“Doméstica” e o racismo velado da sociedade

Imagem: Vitrine Filmes

Em um aspecto sociológico, nós, as pessoas, somos os principais objetos de estudo, porque oferecemos diversas nuances para análise. Na sociedade brasileira, formada por diversas matrizes populacionais, ou seja, altamente miscigenada, há um campo antropológico muito rico a ser explorado.

Sem dúvidas, caso algum cineasta escolha por se aventurar nessa exploração, o gênero mais indicado de filme é o documentário, por ser, de todos os estilos fílmicos, àquele mais próximo da realidade e, portanto, o mais distante da ficção, podendo servir como exercício de costumes, trabalho acadêmico e claro, entretenimento.

Assim, a decisão de Gabriel Mascaro de filmar “Doméstica” como um documentário, além de ser elegante, é a correta e possivelmente a única opção viável. Temos nesta projeção, a realidade exposta de diversas formas, por pessoas diferentes, em lugares variados da mistura de povos que forma o nosso país.

Jovens, de em média 16 anos de idade, foram convidados pelo diretor a filmar as empregadas domésticas de suas casas, vivendo em lugares diferentes, tendo criações e situações financeiras dispares, o resultado do filme é a mostra das relações de poder e do preconceito velado presente em relação a profissão.

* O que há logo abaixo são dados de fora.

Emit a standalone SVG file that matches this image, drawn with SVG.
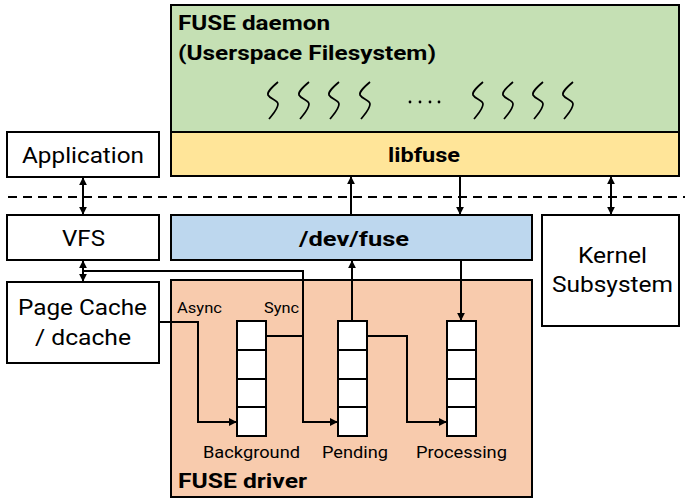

Levando esse último ponto em consideração é bacana perceber como o filme incomoda (e nesse caso é necessário), pois nos faz notar que o racismo no Brasil não é claro, exposto, as pessoas não expõem suas opiniões, e logo, temos a discriminação de maneira velada, como se tudo fosse comum.

Essa “normalidade” fica bem clara nas diversas filmagens assistidas nas curtas uma hora e quinze de projeção. Uma família fala muito bem de “sua” empregada, em determinado momento a patroa chega a chorar ao falar do nascimento da filha da moça, porém, em nenhuma ocasião a filha desta (a jovem convidada pelo diretor) da voz a empregada e esta quando aparece, não fala, ou seja, o afeto demonstrado ali pode não ser o sentimento real.

Em outro segmento, o adolescente com a câmera não percebe como a doméstica é solitária e como esta busca sair dessa carência conversando com o jovem e sua irmã, por esta falta de percepção, apesar de ele trata-la bem, certas palavras que machucam a mulher são ditas e ele nem se dá conta.

Vale destacar o outro ponto, o positivo, há filmagens comoventes ali, de jovens que realmente sentem afeto por quem trabalha na sua moradia (destaque para a moradora de São Paulo). Porém, há um motivo, um ponto em comum, todos esses que sentem um carinho real foram muito bem-educados, e não digo apenas os mais abastados, até porque o filme aborda empregadas que trabalham em casas de diversas classes sociais, e isso confirma o poder da educação, infinito como ele é, podendo criar laços entre pessoas e não entre contas bancarias.

Portanto, “Doméstica” é um documentário rico, didático sem a intenção de educar ninguém, real, duro e principalmente comprometido na sua proposta. Gabriel Mascaro domina a técnica e também o conceito de alteridade, cada vez mais necessário nos dias de hoje.